What you have to do — Nothing but the lines from the top of the data to the line holding "const mh1Level = 65.6;" should be printed, word for word and both ends included; leave the pictures out.

Recorded data —
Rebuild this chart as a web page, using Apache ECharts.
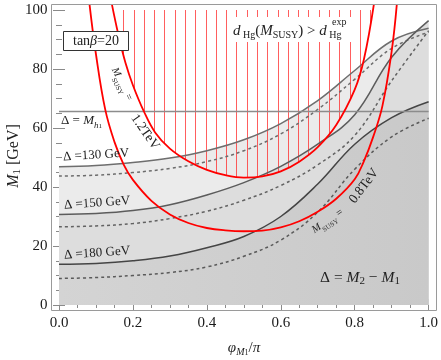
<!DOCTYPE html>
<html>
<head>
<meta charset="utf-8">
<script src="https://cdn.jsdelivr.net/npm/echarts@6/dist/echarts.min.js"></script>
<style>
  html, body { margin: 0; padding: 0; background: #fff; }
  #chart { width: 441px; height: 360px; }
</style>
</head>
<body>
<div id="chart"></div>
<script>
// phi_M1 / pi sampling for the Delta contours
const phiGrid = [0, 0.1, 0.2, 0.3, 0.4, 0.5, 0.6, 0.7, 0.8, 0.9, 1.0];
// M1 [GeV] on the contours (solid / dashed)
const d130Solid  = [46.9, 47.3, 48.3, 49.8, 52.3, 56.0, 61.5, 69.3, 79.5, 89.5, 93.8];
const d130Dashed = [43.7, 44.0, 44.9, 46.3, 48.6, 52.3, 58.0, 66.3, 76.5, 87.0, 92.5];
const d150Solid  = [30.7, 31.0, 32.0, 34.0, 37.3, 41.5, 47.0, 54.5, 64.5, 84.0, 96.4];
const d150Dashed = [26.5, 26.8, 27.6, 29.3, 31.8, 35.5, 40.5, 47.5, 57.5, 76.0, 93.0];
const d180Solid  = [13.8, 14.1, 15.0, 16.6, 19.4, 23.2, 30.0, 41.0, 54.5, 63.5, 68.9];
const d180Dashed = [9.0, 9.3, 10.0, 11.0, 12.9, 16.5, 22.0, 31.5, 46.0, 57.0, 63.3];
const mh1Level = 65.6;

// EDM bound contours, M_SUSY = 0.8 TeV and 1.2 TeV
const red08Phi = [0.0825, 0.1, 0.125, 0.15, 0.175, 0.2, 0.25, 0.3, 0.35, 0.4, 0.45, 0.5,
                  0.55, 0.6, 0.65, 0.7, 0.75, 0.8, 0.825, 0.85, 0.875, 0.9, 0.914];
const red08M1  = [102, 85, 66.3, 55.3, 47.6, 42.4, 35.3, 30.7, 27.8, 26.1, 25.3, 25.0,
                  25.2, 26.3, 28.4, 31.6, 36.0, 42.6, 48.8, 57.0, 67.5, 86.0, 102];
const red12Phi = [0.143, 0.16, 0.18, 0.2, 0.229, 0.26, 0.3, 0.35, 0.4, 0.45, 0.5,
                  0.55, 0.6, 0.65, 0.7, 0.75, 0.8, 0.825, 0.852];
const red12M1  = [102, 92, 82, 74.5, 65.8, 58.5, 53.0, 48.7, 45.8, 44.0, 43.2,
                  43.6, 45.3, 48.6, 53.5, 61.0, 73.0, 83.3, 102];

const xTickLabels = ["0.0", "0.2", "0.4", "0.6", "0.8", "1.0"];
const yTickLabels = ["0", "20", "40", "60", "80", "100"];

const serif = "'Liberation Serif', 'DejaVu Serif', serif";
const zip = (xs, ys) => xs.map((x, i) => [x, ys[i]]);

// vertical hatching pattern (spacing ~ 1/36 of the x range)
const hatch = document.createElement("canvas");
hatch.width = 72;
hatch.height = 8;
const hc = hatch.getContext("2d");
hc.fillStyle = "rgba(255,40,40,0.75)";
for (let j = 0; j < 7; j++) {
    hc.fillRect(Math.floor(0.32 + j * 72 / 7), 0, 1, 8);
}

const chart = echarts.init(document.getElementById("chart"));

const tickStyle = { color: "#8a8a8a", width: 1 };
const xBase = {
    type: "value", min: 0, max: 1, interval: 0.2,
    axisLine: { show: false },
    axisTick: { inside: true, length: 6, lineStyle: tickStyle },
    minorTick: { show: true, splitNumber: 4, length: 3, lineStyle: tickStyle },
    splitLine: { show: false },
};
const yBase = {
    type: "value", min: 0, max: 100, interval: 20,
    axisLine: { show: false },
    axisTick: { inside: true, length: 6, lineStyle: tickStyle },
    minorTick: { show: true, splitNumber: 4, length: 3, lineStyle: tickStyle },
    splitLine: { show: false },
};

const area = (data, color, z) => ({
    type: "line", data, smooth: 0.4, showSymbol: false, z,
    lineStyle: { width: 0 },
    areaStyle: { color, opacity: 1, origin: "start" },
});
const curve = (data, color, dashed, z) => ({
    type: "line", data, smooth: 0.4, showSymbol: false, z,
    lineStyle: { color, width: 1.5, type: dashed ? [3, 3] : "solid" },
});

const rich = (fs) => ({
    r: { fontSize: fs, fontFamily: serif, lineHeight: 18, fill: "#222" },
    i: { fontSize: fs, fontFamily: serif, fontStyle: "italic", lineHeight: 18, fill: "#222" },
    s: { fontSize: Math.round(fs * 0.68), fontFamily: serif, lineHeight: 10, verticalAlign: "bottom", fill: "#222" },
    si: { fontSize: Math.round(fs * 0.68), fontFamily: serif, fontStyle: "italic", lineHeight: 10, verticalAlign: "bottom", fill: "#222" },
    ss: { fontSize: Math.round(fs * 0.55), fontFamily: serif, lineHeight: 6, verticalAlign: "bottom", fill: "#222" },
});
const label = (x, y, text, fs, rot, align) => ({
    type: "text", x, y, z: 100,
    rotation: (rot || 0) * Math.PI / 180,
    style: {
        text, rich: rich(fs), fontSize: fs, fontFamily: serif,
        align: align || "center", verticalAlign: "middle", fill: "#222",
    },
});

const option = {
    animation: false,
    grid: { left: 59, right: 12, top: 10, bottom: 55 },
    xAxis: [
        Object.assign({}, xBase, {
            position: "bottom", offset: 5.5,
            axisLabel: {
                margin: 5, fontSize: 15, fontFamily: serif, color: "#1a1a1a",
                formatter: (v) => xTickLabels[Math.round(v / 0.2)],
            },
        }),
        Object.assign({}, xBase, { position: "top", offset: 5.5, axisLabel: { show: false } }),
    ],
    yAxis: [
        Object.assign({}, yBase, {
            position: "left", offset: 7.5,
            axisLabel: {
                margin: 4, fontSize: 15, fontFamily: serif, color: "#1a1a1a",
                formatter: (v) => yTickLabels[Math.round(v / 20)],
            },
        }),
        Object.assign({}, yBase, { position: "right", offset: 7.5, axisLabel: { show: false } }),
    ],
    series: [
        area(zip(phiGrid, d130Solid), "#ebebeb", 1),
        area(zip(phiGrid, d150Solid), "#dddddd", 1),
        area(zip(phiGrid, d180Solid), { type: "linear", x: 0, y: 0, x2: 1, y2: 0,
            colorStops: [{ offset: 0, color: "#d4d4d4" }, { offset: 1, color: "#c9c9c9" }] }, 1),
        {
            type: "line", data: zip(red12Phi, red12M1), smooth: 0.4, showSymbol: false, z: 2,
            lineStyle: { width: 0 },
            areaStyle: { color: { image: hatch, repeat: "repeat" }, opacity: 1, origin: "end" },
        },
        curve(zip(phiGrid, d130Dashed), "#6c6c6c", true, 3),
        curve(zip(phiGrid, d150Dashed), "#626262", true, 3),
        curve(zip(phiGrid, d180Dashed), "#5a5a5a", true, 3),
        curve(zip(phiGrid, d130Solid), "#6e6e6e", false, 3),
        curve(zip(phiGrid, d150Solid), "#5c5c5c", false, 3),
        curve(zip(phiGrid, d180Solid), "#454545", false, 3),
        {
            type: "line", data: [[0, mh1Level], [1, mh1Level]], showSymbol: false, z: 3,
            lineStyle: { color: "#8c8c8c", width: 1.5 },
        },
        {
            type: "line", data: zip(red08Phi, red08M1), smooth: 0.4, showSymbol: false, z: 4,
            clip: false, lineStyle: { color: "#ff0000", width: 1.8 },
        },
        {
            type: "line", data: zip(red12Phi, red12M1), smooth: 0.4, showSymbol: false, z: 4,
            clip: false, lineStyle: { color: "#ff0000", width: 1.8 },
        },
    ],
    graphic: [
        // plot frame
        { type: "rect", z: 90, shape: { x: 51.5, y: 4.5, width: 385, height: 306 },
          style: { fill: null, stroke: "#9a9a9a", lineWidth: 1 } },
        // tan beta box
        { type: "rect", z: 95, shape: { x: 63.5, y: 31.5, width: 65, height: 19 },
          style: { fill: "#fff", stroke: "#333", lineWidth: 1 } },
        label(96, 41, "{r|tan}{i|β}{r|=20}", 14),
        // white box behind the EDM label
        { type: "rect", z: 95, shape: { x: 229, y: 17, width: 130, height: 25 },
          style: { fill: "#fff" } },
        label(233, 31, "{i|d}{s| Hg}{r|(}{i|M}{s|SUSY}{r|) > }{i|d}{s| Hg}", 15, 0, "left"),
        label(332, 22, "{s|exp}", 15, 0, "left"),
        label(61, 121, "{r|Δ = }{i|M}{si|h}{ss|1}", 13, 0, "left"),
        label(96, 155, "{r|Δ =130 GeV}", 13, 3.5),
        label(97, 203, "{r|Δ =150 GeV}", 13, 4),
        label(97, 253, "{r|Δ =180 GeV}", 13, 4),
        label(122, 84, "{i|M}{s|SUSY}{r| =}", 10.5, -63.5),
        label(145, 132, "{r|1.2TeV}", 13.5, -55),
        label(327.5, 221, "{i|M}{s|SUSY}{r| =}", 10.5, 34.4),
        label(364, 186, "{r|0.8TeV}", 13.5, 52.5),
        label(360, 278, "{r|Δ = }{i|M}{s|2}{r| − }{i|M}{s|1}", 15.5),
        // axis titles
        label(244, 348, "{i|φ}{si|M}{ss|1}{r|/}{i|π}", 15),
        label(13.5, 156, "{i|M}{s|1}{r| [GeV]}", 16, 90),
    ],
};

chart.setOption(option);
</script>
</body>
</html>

Full answer —
Rebuild this chart as a web page, using Apache ECharts.
<!DOCTYPE html>
<html>
<head>
<meta charset="utf-8">
<script src="https://cdn.jsdelivr.net/npm/echarts@6/dist/echarts.min.js"></script>
<style>
  html, body { margin: 0; padding: 0; background: #fff; }
  #chart { width: 441px; height: 360px; }
</style>
</head>
<body>
<div id="chart"></div>
<script>
// phi_M1 / pi sampling for the Delta contours
const phiGrid = [0, 0.1, 0.2, 0.3, 0.4, 0.5, 0.6, 0.7, 0.8, 0.9, 1.0];
// M1 [GeV] on the contours (solid / dashed)
const d130Solid  = [46.9, 47.3, 48.3, 49.8, 52.3, 56.0, 61.5, 69.3, 79.5, 89.5, 93.8];
const d130Dashed = [43.7, 44.0, 44.9, 46.3, 48.6, 52.3, 58.0, 66.3, 76.5, 87.0, 92.5];
const d150Solid  = [30.7, 31.0, 32.0, 34.0, 37.3, 41.5, 47.0, 54.5, 64.5, 84.0, 96.4];
const d150Dashed = [26.5, 26.8, 27.6, 29.3, 31.8, 35.5, 40.5, 47.5, 57.5, 76.0, 93.0];
const d180Solid  = [13.8, 14.1, 15.0, 16.6, 19.4, 23.2, 30.0, 41.0, 54.5, 63.5, 68.9];
const d180Dashed = [9.0, 9.3, 10.0, 11.0, 12.9, 16.5, 22.0, 31.5, 46.0, 57.0, 63.3];
const mh1Level = 65.6;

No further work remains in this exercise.